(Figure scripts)
= = = =

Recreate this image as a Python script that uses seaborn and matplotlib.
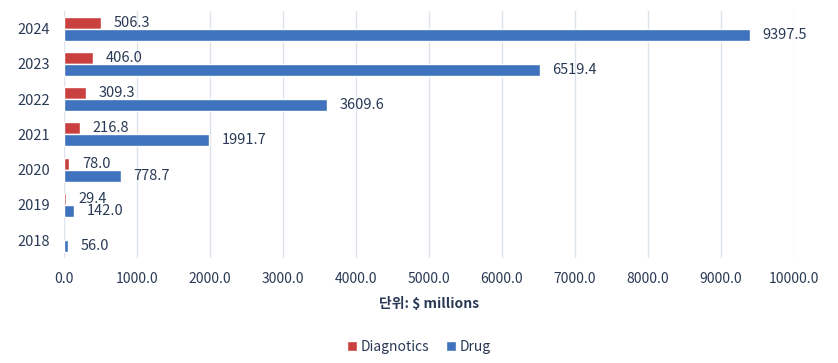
import matplotlib
matplotlib.use("Agg")
import matplotlib.pyplot as plt
import seaborn as sns
import pandas as pd

years = ["2024", "2023", "2022", "2021", "2020", "2019", "2018"]
diagnostics = [506.3, 406.0, 309.3, 216.8, 78.0, 29.4, None]
drug = [9397.5, 6519.4, 3609.6, 1991.7, 778.7, 142.0, 56.0]
series_names = ["Diagnotics", "Drug"]
x_ticks = [0, 1000, 2000, 3000, 4000, 5000, 6000, 7000, 8000, 9000, 10000]

rows = []
for y, d, g in zip(years, diagnostics, drug):
    rows.append({"year": y, "series": series_names[0], "value": d})
    rows.append({"year": y, "series": series_names[1], "value": g})
df = pd.DataFrame(rows)

sns.set_theme(style="white")
plt.rcParams['font.family'] = ['Noto Sans CJK KR', 'DejaVu Sans']

fig = plt.figure(figsize=(8.38, 3.63), dpi=100)
ax = fig.add_axes([0.076, 0.29, 0.8715, 0.68])

palette = {"Diagnotics": "#C9403F", "Drug": "#3F73BE"}
sns.barplot(data=df, y="year", x="value", hue="series", order=years,
            hue_order=series_names, palette=palette, orient="h",
            width=0.68, ax=ax, saturation=1, legend=True)

text_color = "#2a3a55"
for cont in ax.containers:
    labels = [f"{v:.1f}" if v == v else "" for v in cont.datavalues]
    ax.bar_label(cont, labels=labels, padding=9, fontsize=10.5, color=text_color)

ax.set_xlim(0, 10000)
ax.set_xticks(x_ticks)
ax.set_xticklabels([f"{t:.1f}" for t in x_ticks], fontsize=10, color=text_color)
ax.tick_params(axis="y", labelsize=10.5, labelcolor=text_color, length=0, pad=10)
ax.tick_params(axis="x", length=0, pad=10)
ax.set_ylabel("")
ax.set_xlabel("단위: $ millions", fontsize=10, fontweight="bold", color=text_color, labelpad=8)
ax.xaxis.grid(True, color="#dde3ea", linewidth=1)
ax.set_axisbelow(True)
for s in ax.spines.values():
    s.set_visible(False)

handles, labs = ax.get_legend_handles_labels()
ax.legend_.remove()
fig.legend(handles, labs, loc="center", bbox_to_anchor=(0.5, 0.045), ncol=2,
           frameon=False, fontsize=10, handlelength=0.7, handleheight=0.7,
           handletextpad=0.3, columnspacing=1.2, labelcolor=text_color)

fig.savefig("out.png", dpi=100)
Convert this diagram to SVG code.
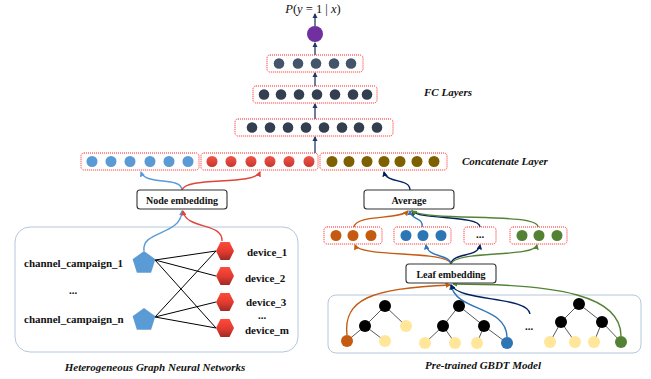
<svg xmlns="http://www.w3.org/2000/svg" width="651" height="379" viewBox="0 0 651 379">
<defs>
<style>
.dbox{fill:#fff;stroke:#ff2020;stroke-width:1;stroke-dasharray:1 1}
.sbox{fill:#fff;stroke:#333;stroke-width:1.1}
.lbl{font-family:"Liberation Serif",serif;font-weight:bold;font-size:10px;fill:#111;text-anchor:middle}
.node{font-family:"Liberation Serif",serif;font-weight:bold;font-size:11px;fill:#111}
.cap{font-family:"Liberation Serif",serif;font-weight:bold;font-style:italic;font-size:11px;fill:#111}
.fc1{fill:#44546a}.fc2{fill:#333f50}
.bl{fill:#5b9bd5}.rd{fill:url(#rg)}.br{fill:#7f6000}
.or{fill:#c55a11}.lb{fill:#2e75b6}.gr{fill:#548235}.ye{fill:#ffe699}.bk{fill:#000}
.edge{stroke:#000;stroke-width:1;fill:none}
.tedge{stroke:#595959;stroke-width:1;fill:none}
.nv{stroke:#1f3864;stroke-width:1.3;fill:none}
.c-bl{stroke:#5b9bd5;stroke-width:1.4;fill:none}
.c-rd{stroke:#e0443a;stroke-width:1.4;fill:none}
.c-or{stroke:#c55a11;stroke-width:1.4;fill:none}
.c-lb{stroke:#2e75b6;stroke-width:1.4;fill:none}
.c-gr{stroke:#548235;stroke-width:1.4;fill:none}
.c-nv{stroke:#002060;stroke-width:1.4;fill:none}
</style>
<linearGradient id="rg" x1="0" y1="0" x2="0" y2="1"><stop offset="0" stop-color="#f0564a"/><stop offset="1" stop-color="#c8362c"/></linearGradient>
<linearGradient id="hg" x1="0" y1="0" x2="0" y2="1"><stop offset="0" stop-color="#ff4a3a"/><stop offset="0.55" stop-color="#e03a30"/><stop offset="1" stop-color="#9e2a26"/></linearGradient>
<marker id="a-nv" viewBox="0 0 10 10" refX="8" refY="5" markerWidth="4" markerHeight="4" orient="auto"><path d="M0,0L10,5L0,10z" fill="#1f3864"/></marker>
<marker id="a-dn" viewBox="0 0 10 10" refX="8" refY="5" markerWidth="4" markerHeight="4" orient="auto"><path d="M0,0L10,5L0,10z" fill="#002060"/></marker>
<marker id="a-bl" viewBox="0 0 10 10" refX="8" refY="5" markerWidth="4" markerHeight="4" orient="auto"><path d="M0,0L10,5L0,10z" fill="#5b9bd5"/></marker>
<marker id="a-rd" viewBox="0 0 10 10" refX="8" refY="5" markerWidth="4" markerHeight="4" orient="auto"><path d="M0,0L10,5L0,10z" fill="#e0443a"/></marker>
<marker id="a-or" viewBox="0 0 10 10" refX="8" refY="5" markerWidth="4" markerHeight="4" orient="auto"><path d="M0,0L10,5L0,10z" fill="#c55a11"/></marker>
<marker id="a-lb" viewBox="0 0 10 10" refX="8" refY="5" markerWidth="4" markerHeight="4" orient="auto"><path d="M0,0L10,5L0,10z" fill="#2e75b6"/></marker>
<marker id="a-gr" viewBox="0 0 10 10" refX="8" refY="5" markerWidth="4" markerHeight="4" orient="auto"><path d="M0,0L10,5L0,10z" fill="#548235"/></marker>
<polygon id="hex" points="-9,0 -4.5,-9 4.5,-9 9,0 4.5,9 -4.5,9" fill="url(#hg)"/>
<polygon id="pent" points="0,-12 11.4,-3.7 7.1,9.7 -7.1,9.7 -11.4,-3.7" fill="#5b9bd5"/>
</defs>
<rect width="651" height="379" fill="#fff"/>

<g id="gnn-box"><rect x="15" y="227" width="283" height="125" rx="15" fill="#fff" stroke="#b4c7dc" stroke-width="1"/></g>
<g id="gbdt-box"><rect x="328" y="295" width="313" height="58" rx="8" fill="#fff" stroke="#b4c7dc" stroke-width="1"/></g>

<g id="connectors">
<line class="nv" x1="315" y1="26" x2="315" y2="14" marker-end="url(#a-nv)"/>
<line class="nv" x1="315" y1="55" x2="315" y2="43" marker-end="url(#a-nv)"/>
<line class="nv" x1="315" y1="86" x2="315" y2="73" marker-end="url(#a-nv)"/>
<line class="nv" x1="315" y1="119" x2="315" y2="104" marker-end="url(#a-nv)"/>
<line class="nv" x1="315" y1="153" x2="315" y2="137" marker-end="url(#a-nv)"/>
<path class="c-bl" d="M182,190 C181,176 146,186 141,172" marker-end="url(#a-bl)"/>
<path class="c-rd" d="M182,190 C186,176 254,186 260,172" marker-end="url(#a-rd)"/>
<path class="c-bl" d="M144,251 C141,230 181,236 182,211" marker-end="url(#a-bl)"/>
<path class="c-rd" d="M222,241 C223,222 186,230 183,211" marker-end="url(#a-rd)"/>
<line class="edge" x1="155" y1="260" x2="216" y2="251"/>
<line class="edge" x1="155" y1="260" x2="216" y2="276"/>
<line class="edge" x1="155" y1="260" x2="216" y2="328"/>
<line class="edge" x1="155" y1="317" x2="216" y2="251"/>
<line class="edge" x1="155" y1="317" x2="216" y2="302"/>
<line class="edge" x1="155" y1="317" x2="216" y2="328"/>
<path class="c-nv" d="M410,190 C410,178 387,184 384,172" marker-end="url(#a-dn)"/>
<path class="c-or" d="M354,227 C356,214 400,220 408,211" marker-end="url(#a-or)"/>
<path class="c-lb" d="M422,227 C424,217 410,220 410,211" marker-end="url(#a-lb)"/>
<path class="c-nv" d="M480,227 C480,215 420,220 412,211" marker-end="url(#a-dn)"/>
<path class="c-gr" d="M538,227 C538,212 430,222 412,211" marker-end="url(#a-gr)"/>
<path class="c-or" d="M451,264 C448,250 360,258 355,245" marker-end="url(#a-or)"/>
<path class="c-lb" d="M451,264 C450,254 428,258 426,245" marker-end="url(#a-lb)"/>
<path class="c-nv" d="M451,264 C453,252 478,258 480,245" marker-end="url(#a-dn)"/>
<path class="c-gr" d="M451,264 C455,250 534,258 537,245" marker-end="url(#a-gr)"/>
<path class="c-or" d="M347,335 C343,300 370,288 450,285" marker-end="url(#a-or)"/>
<path class="c-lb" d="M507,337 C506,305 456,312 451,285" marker-end="url(#a-lb)"/>
<path class="c-nv" d="M530,314 C528,296 460,302 451,285" marker-end="url(#a-dn)"/>
<path class="c-gr" d="M621,336 C621,296 560,284 453,284" marker-end="url(#a-gr)"/>
<g class="tedge">
<path d="M385,306 L365,326 M385,306 L406,326 M365,326 L347,341 M365,326 L385,341"/>
<path d="M459,306 L443,326 M459,306 L484,326 M443,326 L425,343 M443,326 L455,343 M484,326 L477,343 M484,326 L507,343"/>
<path d="M579,304 L561,322 M579,304 L602,322 M561,322 L550,342 M561,322 L575,342 M602,322 L594,342 M602,322 L621,342"/>
</g>
</g>

<g id="output"><circle cx="315" cy="34" r="8" fill="#7030a0"/>
<text x="313" y="13" font-family="Liberation Serif,serif" font-size="12.5" text-anchor="middle" fill="#111"><tspan font-style="italic">P</tspan>(<tspan font-style="italic">y</tspan> = 1 | <tspan font-style="italic">x</tspan>)</text></g>

<g id="fc1"><rect class="dbox" x="267" y="55" width="96" height="17" rx="3"/>
<g class="fc1"><circle cx="279" cy="63.5" r="5.3"/><circle cx="298" cy="63.5" r="5.3"/><circle cx="316" cy="63.5" r="5.3"/><circle cx="334" cy="63.5" r="5.3"/><circle cx="351" cy="63.5" r="5.3"/></g></g>
<g id="fc2"><rect class="dbox" x="253" y="86" width="124" height="17" rx="3"/>
<g class="fc2"><circle cx="264" cy="94.5" r="5.3"/><circle cx="281" cy="94.5" r="5.3"/><circle cx="299" cy="94.5" r="5.3"/><circle cx="317" cy="94.5" r="5.3"/><circle cx="335" cy="94.5" r="5.3"/><circle cx="353" cy="94.5" r="5.3"/><circle cx="367" cy="94.5" r="5.3"/></g></g>
<g id="fc3"><rect class="dbox" x="235" y="119" width="158" height="17" rx="3"/>
<g class="fc2"><circle cx="252" cy="127.5" r="5.3"/><circle cx="270" cy="127.5" r="5.3"/><circle cx="288" cy="127.5" r="5.3"/><circle cx="306" cy="127.5" r="5.3"/><circle cx="324" cy="127.5" r="5.3"/><circle cx="342" cy="127.5" r="5.3"/><circle cx="359" cy="127.5" r="5.3"/><circle cx="377" cy="127.5" r="5.3"/></g></g>
<g id="fc-label"><text class="cap" x="424" y="96">FC Layers</text></g>

<g id="concat-blue"><rect class="dbox" x="81" y="153" width="118" height="17" rx="3"/>
<g class="bl"><circle cx="92" cy="161.5" r="5.5"/><circle cx="111" cy="161.5" r="5.5"/><circle cx="130" cy="161.5" r="5.5"/><circle cx="150" cy="161.5" r="5.5"/><circle cx="169" cy="161.5" r="5.5"/><circle cx="188" cy="161.5" r="5.5"/></g></g>
<g id="concat-red"><rect class="dbox" x="201" y="153" width="117" height="17" rx="3"/>
<g class="rd"><circle cx="212" cy="161.5" r="5.5"/><circle cx="231" cy="161.5" r="5.5"/><circle cx="251" cy="161.5" r="5.5"/><circle cx="270" cy="161.5" r="5.5"/><circle cx="289" cy="161.5" r="5.5"/><circle cx="309" cy="161.5" r="5.5"/></g></g>
<g id="concat-brown"><rect class="dbox" x="320" y="153" width="127" height="17" rx="3"/>
<g class="br"><circle cx="332" cy="161.5" r="5.5"/><circle cx="349" cy="161.5" r="5.5"/><circle cx="367" cy="161.5" r="5.5"/><circle cx="384" cy="161.5" r="5.5"/><circle cx="400" cy="161.5" r="5.5"/><circle cx="417" cy="161.5" r="5.5"/><circle cx="434" cy="161.5" r="5.5"/></g></g>
<g id="concat-label"><text class="cap" x="462" y="165">Concatenate Layer</text></g>

<g id="node-embedding"><rect class="sbox" x="137" y="190" width="90" height="19" rx="3"/><text class="lbl" x="182" y="203.5">Node embedding</text></g>
<g id="average"><rect class="sbox" x="364" y="190" width="90" height="19" rx="3"/><text class="lbl" x="409" y="203.5">Average</text></g>
<g id="leaf-embedding"><rect class="sbox" x="406" y="264" width="90" height="19" rx="3"/><text class="lbl" x="451" y="277.5">Leaf embedding</text></g>

<g id="group-orange"><rect class="dbox" x="324" y="227" width="58" height="17" rx="3"/><g class="or"><circle cx="336" cy="235.5" r="5.5"/><circle cx="353" cy="235.5" r="5.5"/><circle cx="371" cy="235.5" r="5.5"/></g></g>
<g id="group-blue"><rect class="dbox" x="394" y="227" width="57" height="17" rx="3"/><g class="lb"><circle cx="406" cy="235.5" r="5.5"/><circle cx="423" cy="235.5" r="5.5"/><circle cx="441" cy="235.5" r="5.5"/></g></g>
<g id="group-dots"><rect class="dbox" x="464" y="227" width="32" height="17" rx="3"/><text class="node" x="480" y="238" text-anchor="middle" font-size="10">...</text></g>
<g id="group-green"><rect class="dbox" x="510" y="227" width="57" height="17" rx="3"/><g class="gr"><circle cx="522" cy="235.5" r="5.5"/><circle cx="539" cy="235.5" r="5.5"/><circle cx="557" cy="235.5" r="5.5"/></g></g>

<g id="channel-1"><use href="#pent" x="144" y="263"/><text class="node" x="24" y="267">channel_campaign_1</text></g>
<g id="channel-dots"><text class="node" x="73" y="294" text-anchor="middle">...</text></g>
<g id="channel-n"><use href="#pent" x="144" y="320"/><text class="node" x="24" y="323">channel_campaign_n</text></g>
<g id="device-1"><use href="#hex" x="225" y="251"/><text class="node" x="247" y="256">device_1</text></g>
<g id="device-2"><use href="#hex" x="225" y="276"/><text class="node" x="245" y="282">device_2</text></g>
<g id="device-3"><use href="#hex" x="225" y="302"/><text class="node" x="246" y="306">device_3</text></g>
<g id="device-dots"><text class="node" x="262" y="319" text-anchor="middle" font-size="9">...</text></g>
<g id="device-m"><use href="#hex" x="225" y="328"/><text class="node" x="245" y="334">device_m</text></g>
<g id="gnn-caption"><text class="cap" x="155" y="371" text-anchor="middle">Heterogeneous Graph Neural Networks</text></g>

<g id="tree-1"><circle class="bk" cx="385" cy="306" r="6"/><circle class="bk" cx="365" cy="326" r="6"/><circle class="ye" cx="406" cy="326" r="6"/><circle class="or" cx="347" cy="341" r="6"/><circle class="ye" cx="385" cy="341" r="6"/></g>
<g id="tree-2"><circle class="bk" cx="459" cy="306" r="6"/><circle class="bk" cx="443" cy="326" r="6"/><circle class="bk" cx="484" cy="326" r="6"/><circle class="ye" cx="425" cy="343" r="6"/><circle class="ye" cx="455" cy="343" r="6"/><circle class="ye" cx="477" cy="343" r="6"/><circle class="lb" cx="507" cy="343" r="6"/></g>
<g id="tree-dots"><text class="node" x="529" y="330" text-anchor="middle">...</text></g>
<g id="tree-3"><circle class="bk" cx="579" cy="304" r="6"/><circle class="bk" cx="561" cy="322" r="6"/><circle class="bk" cx="602" cy="322" r="6"/><circle class="ye" cx="550" cy="342" r="6"/><circle class="ye" cx="575" cy="342" r="6"/><circle class="ye" cx="594" cy="342" r="6"/><circle class="gr" cx="621" cy="342" r="6"/></g>
<g id="gbdt-caption"><text class="cap" x="483" y="369" text-anchor="middle">Pre-trained GBDT Model</text></g>
</svg>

= = = =

» **BRIEF**: Begin with the first line of the records and repeat every line up to the one with "import pandas as pd", counting that line too. Pictures are not part of the copy.

» **WRITTEN RESPONSE**:
Recreate this image as a Python script that uses seaborn and matplotlib.
import matplotlib
matplotlib.use("Agg")
import matplotlib.pyplot as plt
import seaborn as sns
import pandas as pd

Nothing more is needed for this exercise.